Published online by Cambridge University Press: 26 December 2009
Changes in London and Warsaw
In 1943 the war entered a new phase. The Soviet forces held the last serious German offensive in the battle at Kursk on 12–15 July and themselves went over to the offensive, liberating large areas of the Soviet Union. North Africa was cleared of the Axis forces and for practical purposes fascist Italy was knocked out of the war by the Allied landings at Salerno in September 1943. In the Far East the American forces were to go over to the offensive and drive back the Japanese. It was no longer a question of whether the war would be won, but when it would be won.

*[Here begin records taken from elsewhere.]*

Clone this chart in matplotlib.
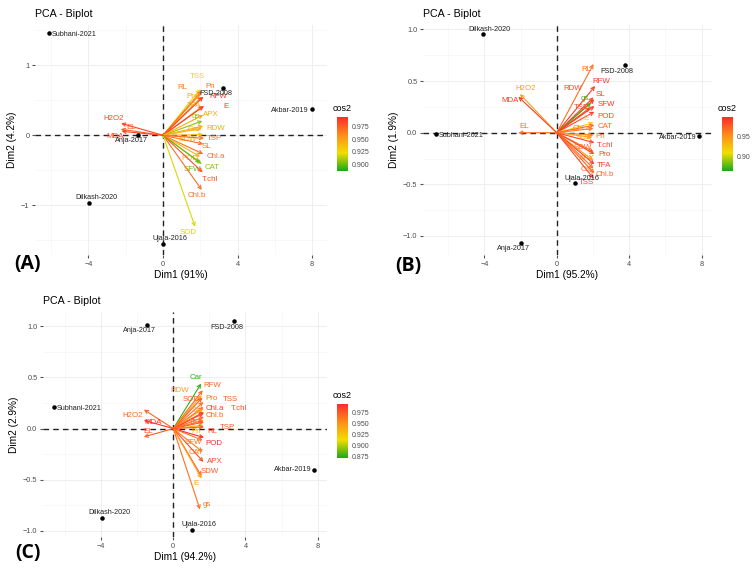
import numpy as np
import matplotlib.pyplot as plt
from matplotlib.colors import LinearSegmentedColormap, Normalize
from matplotlib.colorbar import ColorbarBase

plt.rcParams['font.family'] = ['Liberation Sans', 'DejaVu Sans']

# ---- data --------------------------------------------------------------
genotypes = ["Subhani-2021", "FSD-2008", "Akbar-2019", "Anja-2017", "Dilkash-2020", "Ujala-2016"]

# panel A
ind_a_x = [-6.1, 3.2, 8.0, -1.33, -3.95, 0.0]
ind_a_y = [1.46, 0.68, 0.37, 0.0, -0.97, -1.55]
var_a = ["TSS", "Pn", "RL", "Pro", "RFW", "TFA", "E", "gs", "APX", "Car", "RDW", "SDW",
         "TSP", "SL", "Chl.a", "POD", "CAT", "SFW", "T.chl", "Chl.b", "SOD", "H2O2", "EL", "MDA"]
var_a_x = [1.99, 2.08, 1.99, 2.08, 2.16, 2.13, 2.20, 2.11, 2.16, 2.08, 2.16, 2.16,
           2.20, 2.16, 2.16, 1.99, 2.08, 1.99, 2.13, 2.08, 1.72, -2.25, -2.27, -2.22]
var_a_y = [0.657, 0.638, 0.59, 0.552, 0.552, 0.419, 0.419, 0.205, 0.29, 0.10, 0.133, 0.01,
           -0.043, -0.124, -0.267, -0.305, -0.41, -0.39, -0.529, -0.78, -1.305, 0.171, 0.086, 0.057]
cos2_a = [0.92, 0.97, 0.965, 0.945, 0.99, 0.95, 0.99, 0.905, 0.945, 0.945, 0.945, 0.94,
          0.97, 0.97, 0.97, 0.94, 0.905, 0.90, 0.98, 0.97, 0.918, 0.985, 0.975, 0.985]

# panel B
ind_b_x = [-6.68, 3.75, 7.88, -1.97, -4.08, 1.01]
ind_b_y = [-0.013, 0.655, -0.032, -1.07, 0.955, -0.49]
var_b = ["RL", "RFW", "RDW", "SL", "gs", "TSP", "SFW", "POD", "E", "CAT", "Chl.a", "Pn",
         "SOD", "T.chl", "SDW", "Pro", "APX", "TFA", "Car", "Chl.b", "TSS", "H2O2", "MDA", "EL"]
var_b_x = [2.03, 2.12, 2.03, 2.08, 1.90, 1.85, 2.08, 2.08, 2.03, 2.08, 2.03, 2.03,
           1.94, 2.08, 2.03, 2.08, 1.99, 2.08, 2.03, 2.08, 2.03, -2.03, -2.12, -2.12]
var_b_y = [0.665, 0.452, 0.342, 0.323, 0.29, 0.245, 0.258, 0.203, 0.097, 0.074, 0.042, -0.023,
           -0.045, -0.097, -0.184, -0.206, -0.265, -0.306, -0.345, -0.394, -0.442, 0.374, 0.348, 0.0]
cos2_b = [0.965, 0.99, 0.985, 0.99, 0.87, 0.985, 0.99, 0.985, 0.915, 0.97, 0.96, 0.965,
          0.94, 0.985, 0.965, 0.985, 0.94, 0.99, 0.965, 0.97, 0.985, 0.94, 0.99, 0.965]

# panel C
ind_c_x = [-6.61, 3.39, 7.81, -1.48, -3.93, 1.02]
ind_c_y = [0.21, 1.05, -0.40, 1.016, -0.87, -0.99]
var_c = ["Car", "RFW", "RDW", "SOD", "Pro", "TSS", "SL", "Chl.a", "T.chl", "Chl.b", "TFA", "TSP",
         "Pn", "RL", "POD", "SFW", "CAT", "APX", "SDW", "E", "gs", "H2O2", "MDA", "EL"]
var_c_x = [1.54, 1.63, 1.57, 1.61, 1.67, 1.67, 1.67, 1.70, 1.70, 1.70, 1.67, 1.70,
           1.67, 1.70, 1.70, 1.63, 1.63, 1.67, 1.57, 1.57, 1.48, -1.63, -1.63, -1.63]
var_c_y = [0.44, 0.375, 0.326, 0.303, 0.26, 0.21, 0.195, 0.153, 0.163, 0.114, 0.081, 0.065,
           0.033, 0.016, -0.088, -0.114, -0.228, -0.326, -0.466, -0.489, -0.79, 0.186, 0.081, -0.081]
cos2_c = [0.875, 0.97, 0.94, 0.975, 0.965, 0.975, 0.94, 0.99, 0.98, 0.97, 0.965, 0.975,
          0.94, 0.975, 0.995, 0.965, 0.96, 0.98, 0.975, 0.94, 0.965, 0.97, 0.99, 0.975]

# ---- layout (label offsets in pixels, axes boxes) -----------------------
ind_off = {
    "A": [(25, -1), (-7, -6), (-22, -1), (-7, -5), (7, 6), (7, 5)],
    "B": [(25, -1), (-8, -6), (-22, -1), (-8, -5), (7, 5), (7, 5)],
    "C": [(25, -1), (-8, -6), (-21, 0), (-7, -6), (7, 5), (7, 5)],
}
var_off = {
    "A": [(-3, 13), (8, 4), (-18, 7), (-9, 0), (15, 0), (-9, 0), (22, -1), (-7, 4), (8, 1),
          (-8, -1), (12, -2), (-15, -5), (10, 0), (3, -3), (13, -3), (-10, -2), (10, -3),
          (-8, -7), (7, -7), (-5, -6), (-7, -6), (-7, 5), (10, 2), (-7, -5)],
    "B": [(-7, -5), (6, 5), (-21, 9), (6, 5), (-6, 4), (-9, 0), (12, 2), (12, -5), (-7, 4),
          (11, -1), (-12, 0), (7, -1), (-8, 0), (11, -3), (-11, 4), (10, -1), (-6, 2),
          (10, -1), (-7, -1), (10, -1), (-7, -4), (6, 6), (-8, -4), (6, 6)],
    "C": [(-5, 6), (10, 5), (-22, 5), (-11, -2), (8, 3), (27, 8), (-7, -2), (11, 4), (35, 3),
          (11, 1), (-7, -2), (24, -6), (-7, -6), (8, -5), (10, -6), (-9, -2), (-7, -1),
          (11, 0), (8, 5), (-6, -5), (7, 5), (-11, -6), (9, -2), (4, 5)],
}

W, H = 753, 568
fig = plt.figure(figsize=(W / 100, H / 100), dpi=100)
fig.patch.set_facecolor("white")

cmap = LinearSegmentedColormap.from_list("cos2", ["#1aa81a", "#f2de00", "#ff8c1a", "#ff2a2a"])


def box(l, t, r, b):
    return [l / W, 1 - b / H, (r - l) / W, (b - t) / H]


def panel(key, rect, xlim, ylim, yticks, ylabels, ymin_ticks, xlab, ylab,
          ix, iy, vn, vx, vy, cos2, crange, cbar_rect, cticks, clabels):
    ax = fig.add_axes(box(*rect))
    ax.set_xlim(xlim)
    ax.set_ylim(ylim)
    ax.set_xticks([-4, 0, 4, 8])
    ax.set_xticklabels(["\u22124", "0", "4", "8"])
    ax.set_xticks([-6, -2, 2, 6], minor=True)
    ax.set_yticks(yticks)
    ax.set_yticklabels(ylabels)
    ax.set_yticks(ymin_ticks, minor=True)
    ax.grid(True, which="major", color="#ebebeb", lw=0.6)
    ax.grid(True, which="minor", color="#f4f4f4", lw=0.4)
    ax.set_axisbelow(True)
    for s in ax.spines.values():
        s.set_visible(False)
    ax.tick_params(which="major", length=2, color="#555555", labelsize=5.3, labelcolor="#4d4d4d", pad=2)
    ax.tick_params(which="minor", length=0)
    ax.set_xlabel(xlab, fontsize=7.3, labelpad=2)
    ax.set_ylabel(ylab, fontsize=7.3, labelpad=3)
    ax.set_title("PCA - Biplot", loc="left", fontsize=7.7, pad=6)
    ax.axhline(0, color="#222222", ls=(0, (4, 3)), lw=1.0, zorder=1)
    ax.axvline(0, color="#222222", ls=(0, (4, 3)), lw=1.0, zorder=1)

    norm = Normalize(*crange)
    # individuals
    ax.scatter(ix, iy, s=5, color="black", zorder=4)
    for name, x, y, off in zip(genotypes, ix, iy, ind_off[key]):
        ax.annotate(name, (x, y), xytext=off, textcoords="offset pixels",
                    ha="center", va="center", fontsize=5.2, color="#222222", zorder=5)
    # variables
    for name, x, y, c, off in zip(vn, vx, vy, cos2, var_off[key]):
        col = cmap(norm(c))
        ax.annotate("", xy=(x, y), xytext=(0, 0),
                    arrowprops=dict(arrowstyle="->", color=col, lw=0.8,
                                    shrinkA=0, shrinkB=0, mutation_scale=6), zorder=3)
        ax.annotate(name, (x, y), xytext=off, textcoords="offset pixels",
                    ha="center", va="center", fontsize=5.7, color=col, zorder=3)

    cax = fig.add_axes(box(*cbar_rect))
    cb = ColorbarBase(cax, cmap=cmap, norm=norm, orientation="vertical")
    cb.outline.set_visible(False)
    cb.set_ticks(cticks)
    cb.set_ticklabels(clabels)
    cax.tick_params(length=0, labelsize=5, labelcolor="#4d4d4d", pad=3)
    cax.set_title("cos2", fontsize=6.5, pad=4)
    return ax


panel("A", (35, 25, 327, 255), (-6.87, 8.8), (-1.71, 1.576),
      [-1, 0, 1], ["\u22121", "0", "1"], [-1.5, -0.5, 0.5, 1.5],
      "Dim1 (91%)", "Dim2 (4.2%)", ind_a_x, ind_a_y, var_a, var_a_x, var_a_y, cos2_a,
      (0.886, 0.995), (337, 117, 348, 171),
      [0.9, 0.925, 0.95, 0.975], ["0.900", "0.925", "0.950", "0.975"])

panel("B", (423, 25, 712, 255), (-7.39, 8.58), (-1.184, 1.043),
      [-1, -0.5, 0, 0.5, 1], ["\u22121.0", "\u22120.5", "0.0", "0.5", "1.0"],
      [-0.75, -0.25, 0.25, 0.75],
      "Dim1 (95.2%)", "Dim2 (1.9%)", ind_b_x, ind_b_y, var_b, var_b_x, var_b_y, cos2_b,
      (0.8625, 0.9975), (722, 117, 733, 171),
      [0.9, 0.95], ["0.90", "0.95"])

panel("C", (43, 312, 327, 537), (-7.22, 8.52), (-1.06, 1.14),
      [-1, -0.5, 0, 0.5, 1], ["\u22121.0", "\u22120.5", "0.0", "0.5", "1.0"],
      [-0.75, -0.25, 0.25, 0.75],
      "Dim1 (94.2%)", "Dim2 (2.9%)", ind_c_x, ind_c_y, var_c, var_c_x, var_c_y, cos2_c,
      (0.871, 0.995), (337, 404, 348, 458),
      [0.875, 0.9, 0.925, 0.95, 0.975], ["0.875", "0.900", "0.925", "0.950", "0.975"])

for lab, x, y in [("(A)", 27, 264), ("(B)", 408, 266), ("(C)", 28, 553)]:
    fig.text(x / W, 1 - y / H, lab, fontsize=14, fontweight="bold",
             family=["Open Sans", "DejaVu Sans"], ha="center", va="center")

fig.savefig("out.png", dpi=100, facecolor="white")
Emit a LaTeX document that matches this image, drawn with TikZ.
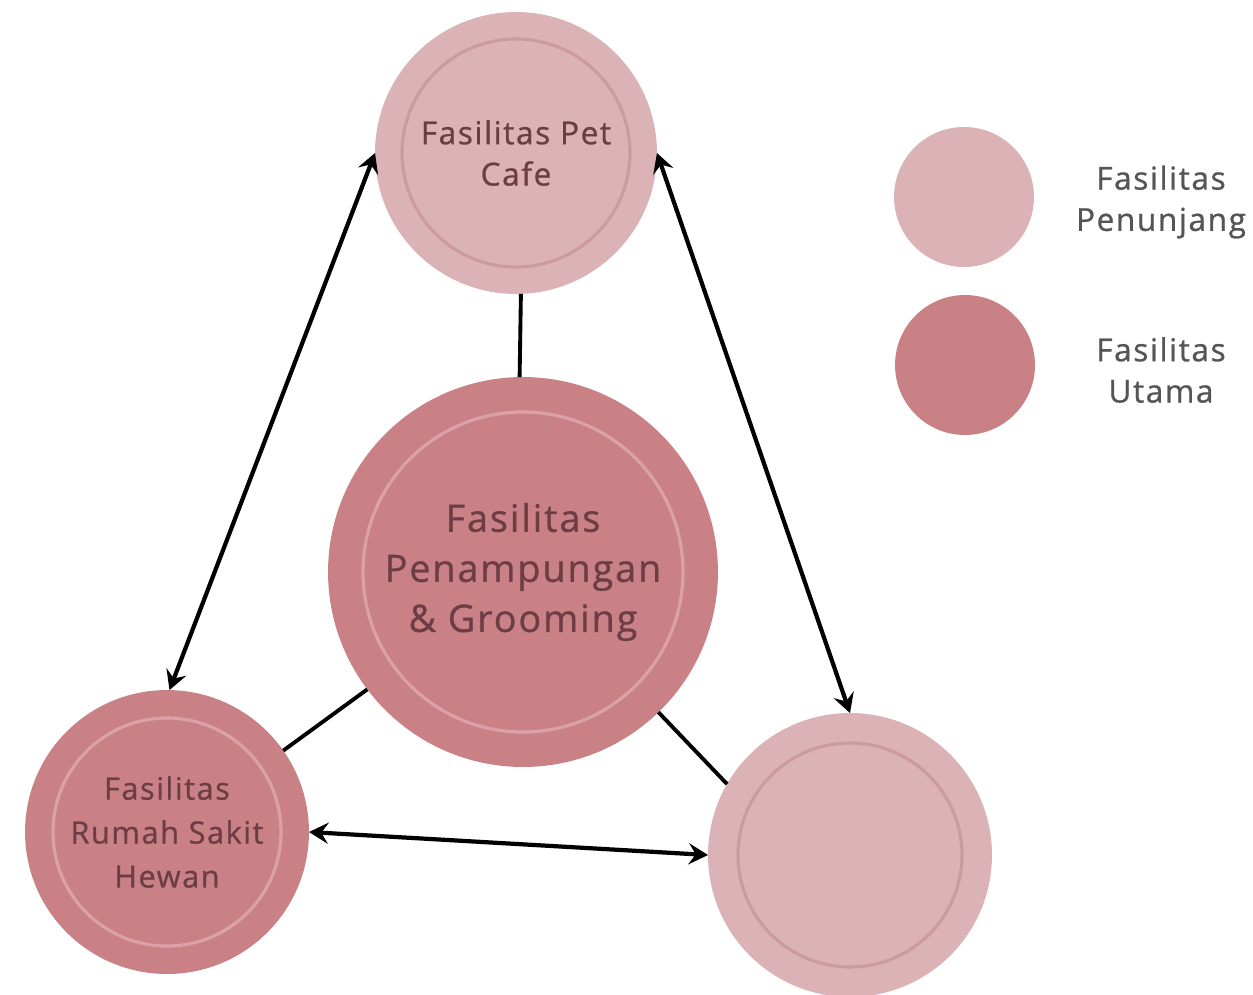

As the end approached, the situation of the Polish government-in-exile was difficult. Neither Britain nor the USA cared to look after its affairs in the USSR. In the end it was Australia who undertook to represent Polish interests. The London government continued to take its stand upon the frontiers of 1 September 1939, but Stalin expressed his view that a strong and independent Poland might be created at the end of the war. This gave Sikorski to hope that diplomatic relations might be resumed shortly. He continued to believe that the Western Allies would sooner or later bring the weight of their influence to bear upon the side of Poland. His tour of the Near and Middle East in June 1943 had the purpose of reassuring diplomatic representatives and military commanders and requesting them to preserve a stoic calm for the meantime.